***** SOURCE EXCERPT *****

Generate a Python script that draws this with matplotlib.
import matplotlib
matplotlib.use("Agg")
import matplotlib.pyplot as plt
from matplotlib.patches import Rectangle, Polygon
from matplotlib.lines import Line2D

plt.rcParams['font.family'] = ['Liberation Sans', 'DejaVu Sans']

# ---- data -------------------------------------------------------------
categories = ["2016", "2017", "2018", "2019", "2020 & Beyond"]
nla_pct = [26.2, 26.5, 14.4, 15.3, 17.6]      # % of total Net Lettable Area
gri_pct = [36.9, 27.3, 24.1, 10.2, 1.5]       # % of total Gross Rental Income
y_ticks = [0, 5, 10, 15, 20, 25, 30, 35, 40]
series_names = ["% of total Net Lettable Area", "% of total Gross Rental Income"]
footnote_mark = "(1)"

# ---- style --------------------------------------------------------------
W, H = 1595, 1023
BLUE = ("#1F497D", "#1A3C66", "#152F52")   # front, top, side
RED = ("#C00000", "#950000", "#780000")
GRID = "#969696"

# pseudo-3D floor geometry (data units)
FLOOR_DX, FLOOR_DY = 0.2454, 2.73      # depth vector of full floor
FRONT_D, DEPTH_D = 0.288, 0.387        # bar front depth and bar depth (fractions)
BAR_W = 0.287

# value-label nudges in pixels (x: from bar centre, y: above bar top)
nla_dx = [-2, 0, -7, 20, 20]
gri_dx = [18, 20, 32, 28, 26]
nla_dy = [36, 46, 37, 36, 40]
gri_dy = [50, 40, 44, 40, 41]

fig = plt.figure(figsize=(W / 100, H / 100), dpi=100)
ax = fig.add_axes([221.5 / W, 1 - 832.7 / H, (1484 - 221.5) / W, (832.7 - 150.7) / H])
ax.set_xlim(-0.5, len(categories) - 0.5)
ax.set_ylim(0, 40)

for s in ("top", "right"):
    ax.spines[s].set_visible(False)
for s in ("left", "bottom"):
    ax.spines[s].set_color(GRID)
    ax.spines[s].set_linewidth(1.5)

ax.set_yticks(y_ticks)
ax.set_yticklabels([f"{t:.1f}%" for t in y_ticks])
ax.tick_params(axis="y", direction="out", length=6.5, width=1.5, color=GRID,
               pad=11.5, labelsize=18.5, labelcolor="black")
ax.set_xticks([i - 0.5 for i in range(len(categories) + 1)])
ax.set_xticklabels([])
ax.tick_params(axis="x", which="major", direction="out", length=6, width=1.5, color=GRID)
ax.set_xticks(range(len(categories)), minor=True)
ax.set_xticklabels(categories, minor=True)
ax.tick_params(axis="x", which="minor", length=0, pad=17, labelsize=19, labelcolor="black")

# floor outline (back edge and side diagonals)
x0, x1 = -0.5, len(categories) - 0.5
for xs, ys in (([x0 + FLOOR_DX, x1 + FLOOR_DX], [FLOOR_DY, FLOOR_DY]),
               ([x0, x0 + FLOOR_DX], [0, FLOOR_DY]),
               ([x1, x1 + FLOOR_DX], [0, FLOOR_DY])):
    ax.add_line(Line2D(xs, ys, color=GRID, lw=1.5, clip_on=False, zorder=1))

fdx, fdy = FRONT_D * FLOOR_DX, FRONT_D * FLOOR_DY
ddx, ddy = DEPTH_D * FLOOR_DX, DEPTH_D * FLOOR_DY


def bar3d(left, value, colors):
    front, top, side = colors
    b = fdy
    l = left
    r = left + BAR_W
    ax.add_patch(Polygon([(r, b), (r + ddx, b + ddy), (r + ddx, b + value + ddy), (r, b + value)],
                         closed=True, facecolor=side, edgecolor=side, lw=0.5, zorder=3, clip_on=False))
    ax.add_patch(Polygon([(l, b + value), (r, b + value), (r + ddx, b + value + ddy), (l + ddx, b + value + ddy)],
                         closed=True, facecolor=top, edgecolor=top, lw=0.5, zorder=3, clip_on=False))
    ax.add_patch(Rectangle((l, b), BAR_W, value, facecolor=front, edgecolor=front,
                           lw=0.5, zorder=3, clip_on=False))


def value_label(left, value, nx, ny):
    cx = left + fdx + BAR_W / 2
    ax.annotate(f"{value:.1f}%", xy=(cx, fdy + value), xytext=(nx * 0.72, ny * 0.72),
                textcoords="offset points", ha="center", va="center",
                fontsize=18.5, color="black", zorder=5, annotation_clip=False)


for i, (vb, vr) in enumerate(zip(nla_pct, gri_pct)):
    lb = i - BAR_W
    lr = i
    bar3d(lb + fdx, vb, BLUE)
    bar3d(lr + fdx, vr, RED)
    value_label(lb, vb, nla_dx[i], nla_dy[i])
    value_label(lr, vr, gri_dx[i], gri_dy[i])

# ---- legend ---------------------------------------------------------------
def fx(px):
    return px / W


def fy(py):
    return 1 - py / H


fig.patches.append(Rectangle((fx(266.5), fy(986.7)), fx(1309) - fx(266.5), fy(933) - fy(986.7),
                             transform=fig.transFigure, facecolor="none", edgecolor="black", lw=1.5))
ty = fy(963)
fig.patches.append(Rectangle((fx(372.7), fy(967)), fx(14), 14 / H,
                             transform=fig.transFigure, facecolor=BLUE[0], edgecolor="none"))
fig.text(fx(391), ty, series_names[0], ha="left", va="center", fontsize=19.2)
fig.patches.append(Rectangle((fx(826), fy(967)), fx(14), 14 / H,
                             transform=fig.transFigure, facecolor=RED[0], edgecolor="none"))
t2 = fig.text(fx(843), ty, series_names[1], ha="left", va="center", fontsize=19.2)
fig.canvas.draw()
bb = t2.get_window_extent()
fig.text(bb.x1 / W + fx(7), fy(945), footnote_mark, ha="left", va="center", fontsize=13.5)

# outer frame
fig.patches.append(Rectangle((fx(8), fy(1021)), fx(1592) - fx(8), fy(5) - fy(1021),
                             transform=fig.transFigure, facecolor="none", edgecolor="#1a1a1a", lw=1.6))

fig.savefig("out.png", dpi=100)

*****

**WORK TO DO**: Restate the listing exactly, starting at its first line and ending at the line where "from matplotlib.lines import Line2D" occurs; include both and no other lines.

**WRITTEN RESPONSE**:
Generate a Python script that draws this with matplotlib.
import matplotlib
matplotlib.use("Agg")
import matplotlib.pyplot as plt
from matplotlib.patches import Rectangle, Polygon
from matplotlib.lines import Line2D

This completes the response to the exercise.